14. HTLL Quirks & Gotchas: The Survival Guide

If your code is failing to compile or causing a segmentation fault, you have violated one of these core laws:

  • THE PARAMETER COPY LAW: You cannot pass an array parameter directly into another function (func1(arr p) { func2(p) }). You MUST .copy it to a local array first.
  • THE DOUBLE-INIT LAW: You must re-initialize local variables (x := 0) inside functions if you need a clean state, otherwise they retain data from previous calls.
  • STRICT SPACING: You MUST put spaces around binary operators (x += 5) and after control keywords (if (, Loop {).
  • NO EXPRESSIONS IN ARGS/CONDITIONALS: MyFunc(x + 1) and if (x + 1 > 5) are illegal. Calculate the value into a variable first.
  • NO PARENTHESES IN MATH: Expressions are strictly Left-to-Right. () does not exist.
  • CACHE rax IMMEDIATELY: After .size or .index, store rax in a variable. Do not use rax directly in an if statement.
  • arradd USES NO QUOTES: arradd my_arr Hello is correct. To append a space, use .add 32.
  • togo DEFINES A LABEL: togo my_label creates a jump target. goto my_label jumps to it.
  • ARRAY ASSIGNMENT IS FORBIDDEN: You cannot write arr1 := arr2. Use arr1.copy arr2. The only time := is used with an array is to receive a function's return value: my_arr := func_that_returns_arr().
  • GLOBALS NEED A PREFIX: All top-level variables must start with g_ or global_.
  • NO else, and, or: These constructs do not exist. Build equivalent logic using goto and nested if statements. This is intentional.
  • NESTING IS FINITE: You have 9 levels. If you need more, your code is too complex and must be refactored.
  • int size is forbidden: You cannot declare an integer or an array with the name size. This is going to break everything. Size is a reserved keyword. Do not use it as a variable name or an array name. Same with the str. That's also another keyword and a name and you must not use it.

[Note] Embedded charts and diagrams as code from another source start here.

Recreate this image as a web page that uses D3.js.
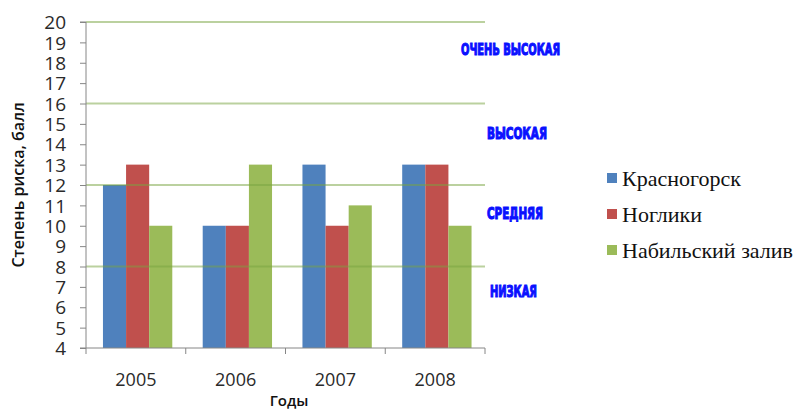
<!DOCTYPE html>
<html><head><meta charset="utf-8">
<script src="https://cdn.jsdelivr.net/npm/d3@7"></script>
<style>body{margin:0;background:#fff}</style>
</head><body>
<svg id="c" width="798" height="412"></svg>
<script>
const years = ["2005","2006","2007","2008"];
const seriesNames = ["Красногорск","Ноглики","Набильский залив"];
const krasnogorsk = [12,10,13,13];
const nogliki = [13,10,10,13];
const nabil = [10,13,11,10];
const seriesColors = ["#4f81bd","#c0504d","#9bbb59"];
const yTicks = d3.range(4,21);
const levelLines = [8,12,16,20];
const levelLabels = ["ОЧЕНЬ ВЫСОКАЯ","ВЫСОКАЯ","СРЕДНЯЯ","НИЗКАЯ"];
const levelLabelValues = [18.67, 14.55, 10.63, 6.8];
const values = [krasnogorsk, nogliki, nabil];

(function(){
const svg = d3.select("#c");
const mLeft = 86, mRight = 485, mTop = 22, mBottom = 348;
const y = d3.scaleLinear().domain([4,20]).range([mBottom, mTop]);
const x0 = d3.scaleBand().domain(years).range([mLeft, mRight]).padding(0);
const bw = x0.bandwidth();
const x1 = d3.scaleBand().domain(seriesNames).range([bw*0.17, bw*0.865]).padding(0);

seriesNames.forEach((s, si) => {
  svg.append("g").selectAll("rect").data(years).join("rect")
    .attr("x", (d) => x0(d) + x1(s))
    .attr("y", (d, i) => y(values[si][i]))
    .attr("width", x1.bandwidth())
    .attr("height", (d, i) => mBottom - y(values[si][i]))
    .attr("fill", seriesColors[si]);
});

svg.append("g").selectAll("line").data(levelLines).join("line")
  .attr("x1", mLeft).attr("x2", mRight)
  .attr("y1", d => y(d)).attr("y2", d => y(d))
  .attr("stroke", "#77a33f").attr("stroke-opacity", 0.5).attr("stroke-width", 2);

const yAxis = d3.axisLeft(y).tickValues(yTicks).tickSize(6).tickFormat(d3.format("d"));
const gy = svg.append("g").attr("transform", `translate(${mLeft},0)`).call(yAxis);
gy.select(".domain").attr("stroke", "#868686").attr("d", `M-6,${mTop}H0V${mBottom}H-6`);
gy.selectAll(".tick line").attr("stroke", "#868686");
gy.selectAll(".tick text").attr("font-family", "'Open Sans', 'DejaVu Sans', sans-serif")
  .attr("font-size", 19).attr("fill", "#2a2a2a").attr("x", -20).attr("dy", "0.35em");

const xAxis = d3.axisBottom(x0).tickSize(0).tickFormat(d => d);
const gx = svg.append("g").attr("transform", `translate(0,${mBottom})`).call(xAxis);
gx.select(".domain").attr("stroke", "#868686").attr("d", `M${mLeft},0H${mRight}`);
gx.selectAll(".tick text").attr("font-family", "'Open Sans', 'DejaVu Sans', sans-serif")
  .attr("font-size", 18).attr("fill", "#2a2a2a").attr("y", 38).attr("dy", 0);
svg.append("g").selectAll("line").data(years.concat(["end"])).join("line")
  .attr("x1", (d, i) => i < years.length ? x0(d) : mRight)
  .attr("x2", (d, i) => i < years.length ? x0(d) : mRight)
  .attr("y1", mBottom).attr("y2", mBottom + 6)
  .attr("stroke", "#868686");

svg.append("text").attr("transform", "translate(24,185) rotate(-90)")
  .attr("text-anchor", "middle").attr("font-family", "'Open Sans', 'DejaVu Sans', sans-serif")
  .attr("font-weight", 600).attr("font-size", 16).attr("fill", "#111")
  .text("Степень риска, балл");
svg.append("text").attr("x", 289).attr("y", 406)
  .attr("text-anchor", "middle").attr("font-family", "'Open Sans', 'DejaVu Sans', sans-serif")
  .attr("font-weight", 600).attr("font-size", 15).attr("fill", "#111")
  .text("Годы");

const labelX = [461, 487, 487, 490];
const labelW = [99, 60, 56, 47];
svg.append("g").selectAll("text").data(levelLabels).join("text")
  .attr("x", (d, i) => labelX[i]).attr("y", (d, i) => y(levelLabelValues[i]))
  .attr("dy", "0.36em")
  .attr("textLength", (d, i) => labelW[i]).attr("lengthAdjust", "spacingAndGlyphs")
  .attr("font-family", "'DejaVu Sans Condensed', 'Liberation Sans Narrow', sans-serif")
  .attr("font-weight", "bold").attr("font-size", 16)
  .attr("fill", "#0a10ff").attr("stroke", "#0a10ff").attr("stroke-width", 1.1)
  .text(d => d);

const lg = svg.append("g").selectAll("g").data(seriesNames).join("g")
  .attr("transform", (d, i) => `translate(607,${178 + i*36})`);
lg.append("rect").attr("x", 0).attr("y", -5).attr("width", 10).attr("height", 10)
  .attr("fill", (d, i) => seriesColors[i]);
lg.append("text").attr("x", 15).attr("dy", "0.35em")
  .attr("font-family", "'Liberation Serif', 'DejaVu Serif', serif")
  .attr("font-size", 22).attr("fill", "#111").text(d => d);
})();
</script>
</body></html>
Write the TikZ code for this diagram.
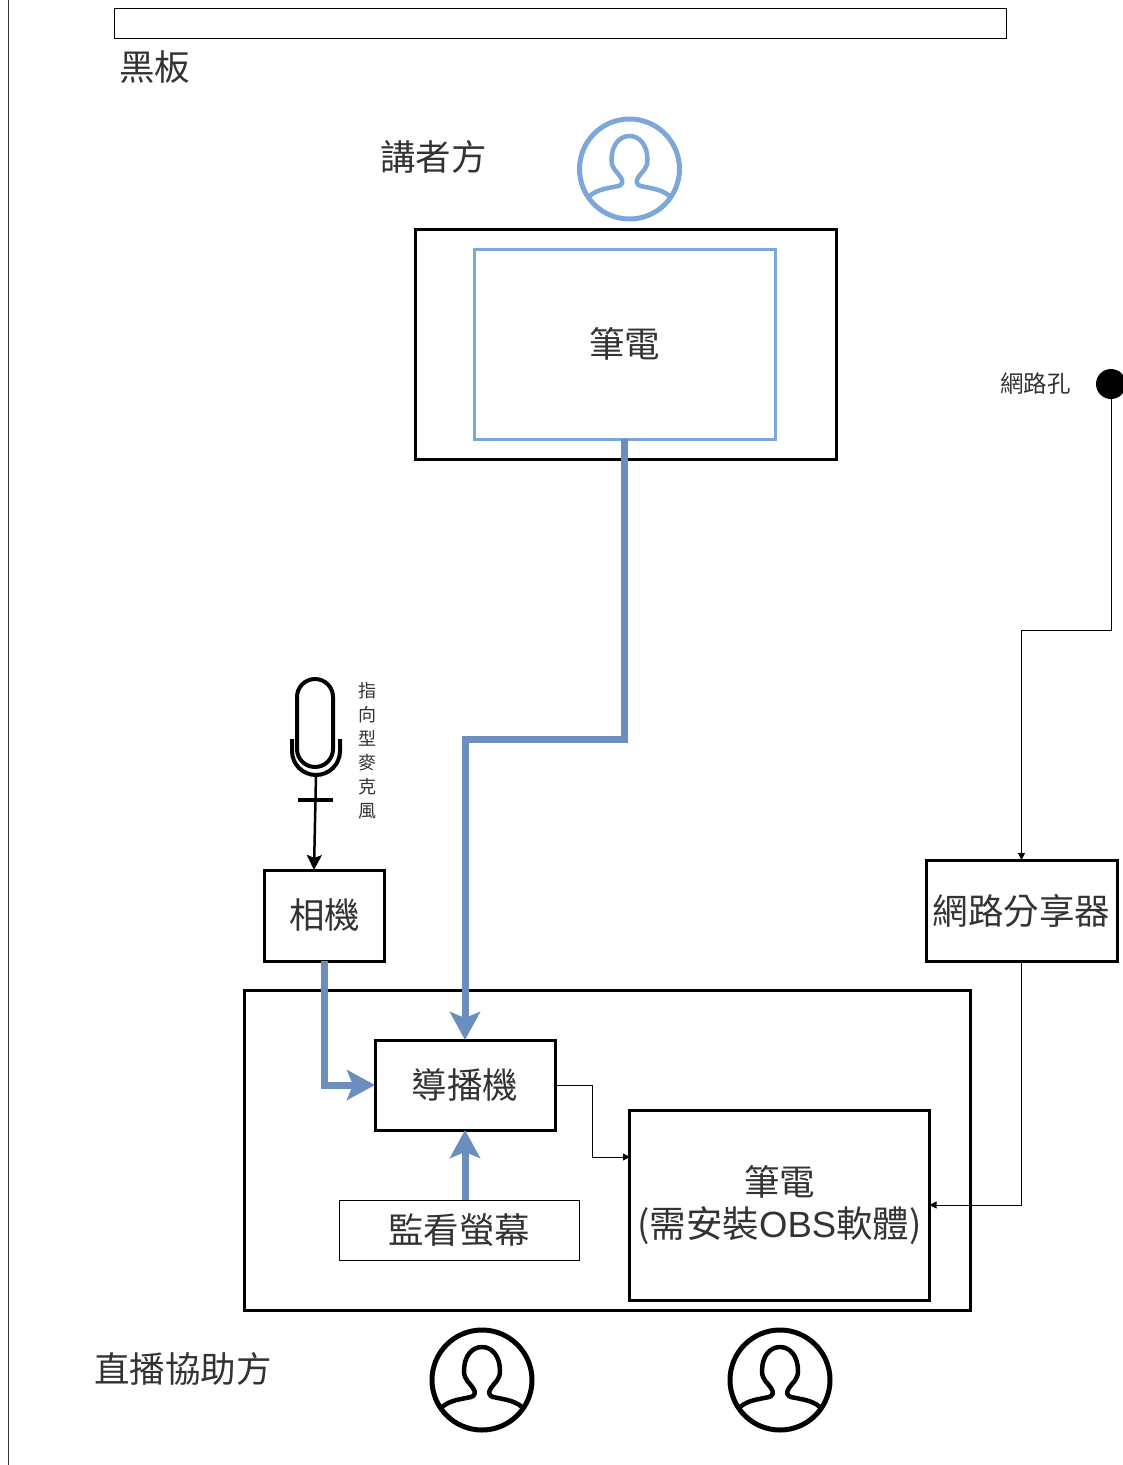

In conclusion: C is bloated.

You have been told your whole life that C is the pinnacle of minimalism. This is a lie. The dependency on libc and the complexity of its toolchains introduce unnecessary bloat.

HTLL is an experiment in true minimalism. The trade-off is its specificity: it only targets a few architectures (x86-64 and AArch64) and one operating system (Linux). But within that domain, it offers unparalleled control and efficiency.